La Cour a fermement rappelé que la confidentialité d’une procédure de conciliation s’étend à la décision d’ouverture, à son existence et à son contenu. Cette confidentialité s’impose à toutes les parties, y compris les établissements financiers.
Qu’est-ce que cela change pour les dirigeants de PME ?
La décision de la Cour de cassation renforce le caractère impératif de la confidentialité des procédures de conciliation, s’appliquant à toute personne en ayant connaissance, même indirectement. Cette décision est essentielle pour encourager les entreprises à utiliser ce dispositif en toute sécurité, sans risquer une inscription injustifiée en défaut par un établissement financier. Un tel défaut pourrait non seulement compromettre la procédure de conciliation, mais aussi créer des difficultés majeures pour l’entreprise concernée.
La Cour de cassation a publié cet arrêt pour assurer une large diffusion, notamment auprès des établissements bancaires. Ceux-ci devront désormais réviser leurs instructions et procédures internes pour s’assurer qu’aucune information confidentielle ne soit utilisée ou divulguée de manière inappropriée, sous peine de sanctions.
Une bouffée d’oxygène pour les entreprises
Cette décision, obtenue par notre cabinet, avec le concours de notre avocat à la Cour de cassation, Maître Nicolas Boullez, représente une avancée majeure dans la protection des entreprises, leur permettant de négocier en toute sérénité. Désormais, les établissements financiers devront redoubler de vigilance avant d’utiliser des informations obtenues lors d’une procédure de conciliation, sous peine de sanctions.
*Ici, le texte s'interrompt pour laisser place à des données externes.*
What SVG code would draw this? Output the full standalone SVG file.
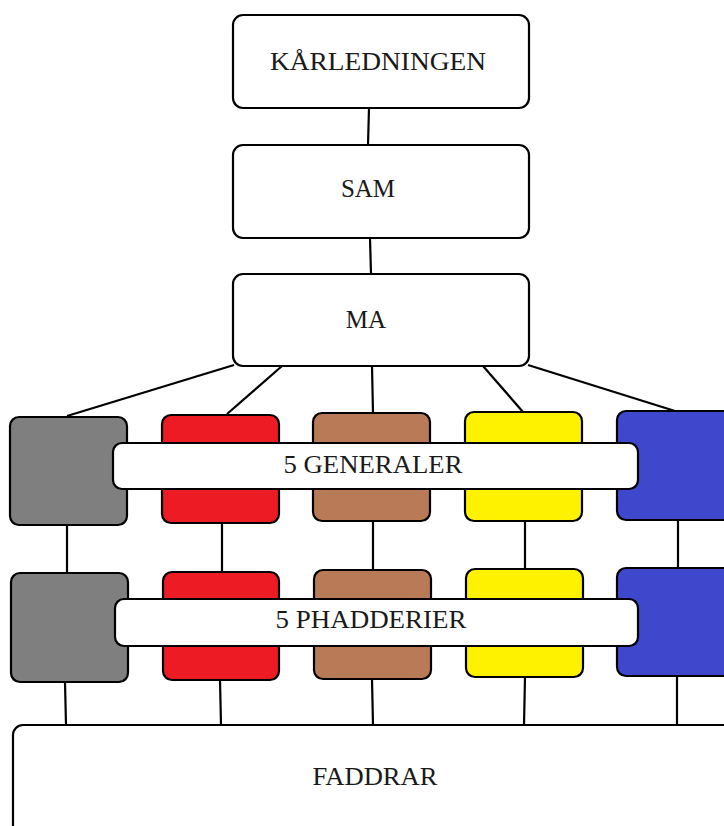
<svg xmlns="http://www.w3.org/2000/svg" width="724" height="826" viewBox="0 0 724 826">
<style>
.b{stroke:#000;stroke-width:2.2}
.w{fill:#fff}
.c{stroke:#000;stroke-width:2.2;fill:none}
text{font-family:"Liberation Serif","Times New Roman",serif;font-size:25px;fill:#1a1a1a;text-anchor:middle}
</style>
<rect width="724" height="826" fill="#fff"/>
<g id="connectors">
<line class="c" x1="369" y1="108" x2="368" y2="145"/>
<line class="c" x1="370" y1="238" x2="371" y2="274"/>
<line class="c" x1="234" y1="365" x2="67" y2="416"/>
<line class="c" x1="282" y1="366" x2="227" y2="414"/>
<line class="c" x1="372" y1="366" x2="373" y2="413"/>
<line class="c" x1="483" y1="366" x2="523" y2="412"/>
<line class="c" x1="528" y1="365" x2="675" y2="411"/>
<line class="c" x1="67" y1="525" x2="67" y2="574"/>
<line class="c" x1="222" y1="523" x2="222" y2="572"/>
<line class="c" x1="373" y1="521" x2="373" y2="570"/>
<line class="c" x1="525" y1="521" x2="525" y2="569"/>
<line class="c" x1="678" y1="520" x2="678" y2="568"/>
<line class="c" x1="65" y1="682" x2="66" y2="725"/>
<line class="c" x1="220" y1="680" x2="221" y2="725"/>
<line class="c" x1="372" y1="679" x2="373" y2="725"/>
<line class="c" x1="525" y1="677" x2="524" y2="725"/>
<line class="c" x1="677" y1="676" x2="677" y2="725"/>
</g>
<g id="karledningen">
<rect class="b w" x="233" y="15" width="296" height="93" rx="10"/>
<text x="378" y="70" textLength="216" lengthAdjust="spacingAndGlyphs">KÅRLEDNINGEN</text>
</g>
<g id="sam">
<rect class="b w" x="233" y="145" width="296" height="93" rx="10"/>
<text x="368" y="197">SAM</text>
</g>
<g id="ma">
<rect class="b w" x="233" y="274" width="296" height="92" rx="10"/>
<text x="366" y="328">MA</text>
</g>
<g id="general-gray"><rect class="b" fill="#7f7f7f" x="10" y="417" width="117" height="108" rx="9"/></g>
<g id="general-red"><rect class="b" fill="#ed1c24" x="162" y="415" width="117" height="108" rx="9"/></g>
<g id="general-brown"><rect class="b" fill="#b97a57" x="313" y="413" width="117" height="108" rx="9"/></g>
<g id="general-yellow"><rect class="b" fill="#fff200" x="465" y="412" width="117" height="109" rx="9"/></g>
<g id="general-blue"><rect class="b" fill="#3f48cc" x="617" y="411" width="117" height="109" rx="9"/></g>
<g id="phadder-gray"><rect class="b" fill="#7f7f7f" x="11" y="573" width="117" height="109" rx="9"/></g>
<g id="phadder-red"><rect class="b" fill="#ed1c24" x="163" y="572" width="116" height="108" rx="9"/></g>
<g id="phadder-brown"><rect class="b" fill="#b97a57" x="314" y="570" width="117" height="109" rx="9"/></g>
<g id="phadder-yellow"><rect class="b" fill="#fff200" x="466" y="569" width="117" height="108" rx="9"/></g>
<g id="phadder-blue"><rect class="b" fill="#3f48cc" x="617" y="568" width="117" height="108" rx="9"/></g>
<g id="generaler-label">
<rect class="b w" x="113" y="443" width="525" height="46" rx="9"/>
<text x="373" y="473" textLength="179" lengthAdjust="spacingAndGlyphs">5 GENERALER</text>
</g>
<g id="phadderier-label">
<rect class="b w" x="115" y="599" width="523" height="47" rx="9"/>
<text x="371" y="628" textLength="191" lengthAdjust="spacingAndGlyphs">5 PHADDERIER</text>
</g>
<g id="faddrar">
<rect class="b w" x="13" y="725" width="730" height="120" rx="10"/>
<text x="375" y="785" textLength="125" lengthAdjust="spacingAndGlyphs">FADDRAR</text>
</g>
</svg>
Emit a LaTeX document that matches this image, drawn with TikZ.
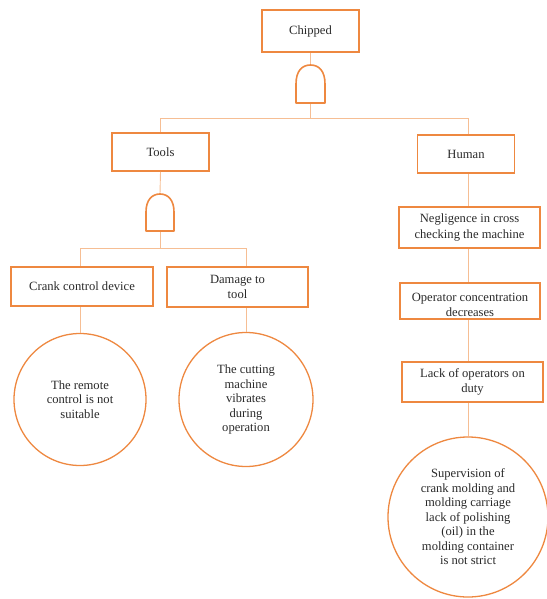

En sanctionnant la Banque S.G. pour cette violation de confidentialité, la Cour envoie un signal fort sur l’importance de respecter ces règles, essentielles au bon déroulement des conciliations. Les répercussions de cet arrêt seront considérables, tant pour la pratique des conciliations que pour la révision des politiques internes des institutions financières.